Ici, un tronc et des branches desséchés. Plus loin, un arbre a perdu ses cônes, flétris et tombés au sol avant d'être arrivés à maturité.
"Ma production personnelle était de 16 tonnes de pommes de pin. Aujourd'hui elle dépasse à peine les 100 kg" par an, regrette le producteur.
Avant l'apparition de la punaise, il récoltait chaque année environ 600 kg de pignons de pins, de quoi lui assurer un revenu confortable d'un peu plus de 40.000 dollars (environ 33.000 euros).
Découverte sur le continent américain, l'espèce invasive a migré vers l'Europe avant d'être vue en Turquie en 2010. Cinq ans plus tard, on constatait sa présence au Liban, même si les producteurs enregistraient déjà des récoltes en baisse depuis quelques années.
Réchauffement climatique
Selon l'entomologiste forestier Nabil Nemer, l'insecte est présent dans toutes les forêts de conifères du Liban, mais l'impact est particulièrement dévastateur pour le pin et ses cônes fructifères.
"On remarque parfois plus de dix insectes sur un seul cône", raconte-t-il.
Résultat: le cône voit les graines qu'il contient être dévorées, perdant parfois jusqu'à 90% de ses pignons, et n'est plus qu'une coquille vide.
"Les températures élevées et la baisse des précipitations contribuent à modifier le cycle de vie des insectes et affaiblissent les arbres", affirme l'expert.
En attendant l'apparition d'"ennemis naturels" qui pourraient dévorer ou chasser l'insecte -- d'ici 10 à 20 ans selon M. Nemer -- la seule arme reste l'utilisation d'insecticides.
De quoi apporter un léger répit, confirme M. Naïmeh, qui dirige le syndicat des pinèdes. "La production s'est améliorée pour la saison 2016-2017", se souvient-il, le pourcentage de cônes flétris passant alors de 85% à 30%.
Mais dans un pays en plein effondrement, où les citoyens fustigent le désengagement de l'Etat, l'agriculture n'échappe pas aux manquements.
Impossible donc de pulvériser annuellement des insecticides dans toutes les pinèdes, d'autant qu'il faudrait aussi abattre les arbres morts pour empêcher les insectes de sauter vers les conifères voisins.
"Aujourd'hui, il n'y a pas plus de 200 tonnes" de pignons de pins récoltées au Liban, déplore M. Naïmeh qui réclame une mobilisation des autorités. Naguère, la production atteignait les 1.200 tonnes, soit 120 à 130 millions de dollars de revenus annuels pour le secteur.

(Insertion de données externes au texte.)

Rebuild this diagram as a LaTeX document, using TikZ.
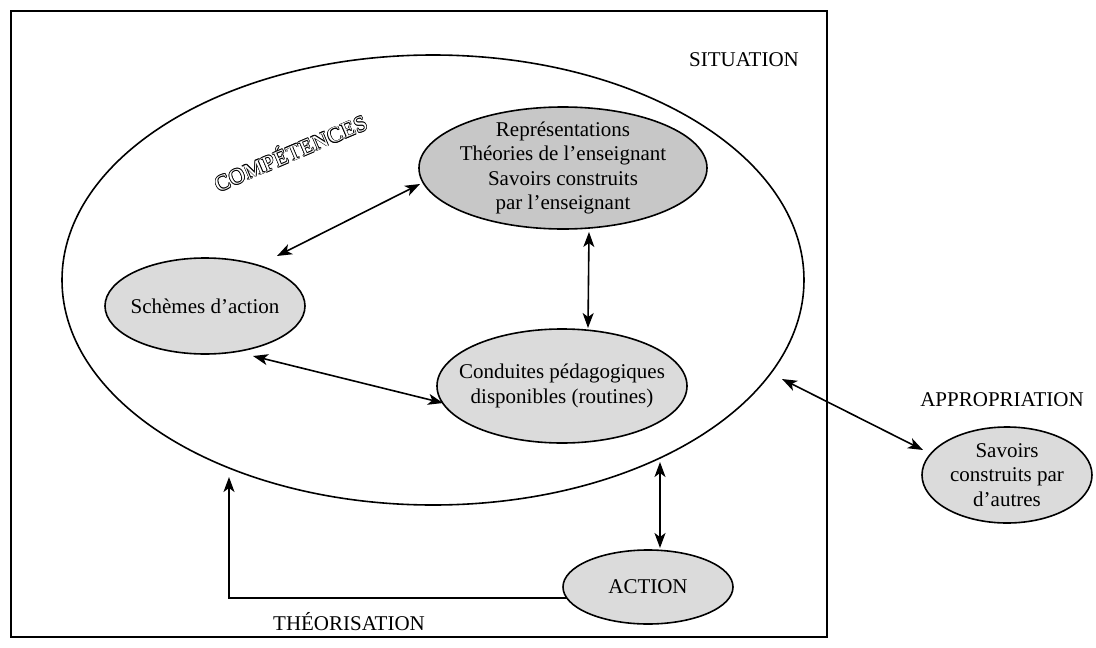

Avec la dépréciation de la monnaie, le prix du kilo de pignons de pin a explosé et représente désormais près du double du salaire minimum, tandis que l'érosion du pouvoir d'achat limite la consommation sur le marché local.
"Abandonner les forêts"
Le village de Bkassine, dans le sud, se targue d'avoir la plus grande forêt de pins de tout le Moyen-Orient, avec 100 000 arbres plantés sur environ 220 hectares.
Certains pins font plus de 40 mètres de haut. Ici aussi sévit la punaise américaine. Tout comme le Tomicus piniperda, un coléoptère qui prolifère en suçant la moelle des arbres sous l'écorce, avant de s'attaquer aux bourgeons.
"La dernière production d'envergure remonte à 2013", se souvient Habib Fares, chef de la municipalité, évoquant depuis une chute d'environ 70% en raison des insectes.
Faute de financement suffisant, une section différente de la forêt reçoit chaque année des insecticides, quand il faudrait traiter l'ensemble des arbres.
Si le ministère de l'Agriculture participe aux campagnes de pulvérisation et à l'entretien des forêts, ce soutien a diminué avec la crise économique.
"L'ampleur du phénomène dépasse nos capacités", déplore M. Fares, interpellant les donateurs internationaux.
Dans un pays en faillite, M. Nemer note que les forêts peuvent participer à la solution pour "les sociétés locales, (qui) vivent en principe de ces cultures".
Mais, déplore-t-il, "si ça continue comme ça, elles pourraient abandonner leurs forêts".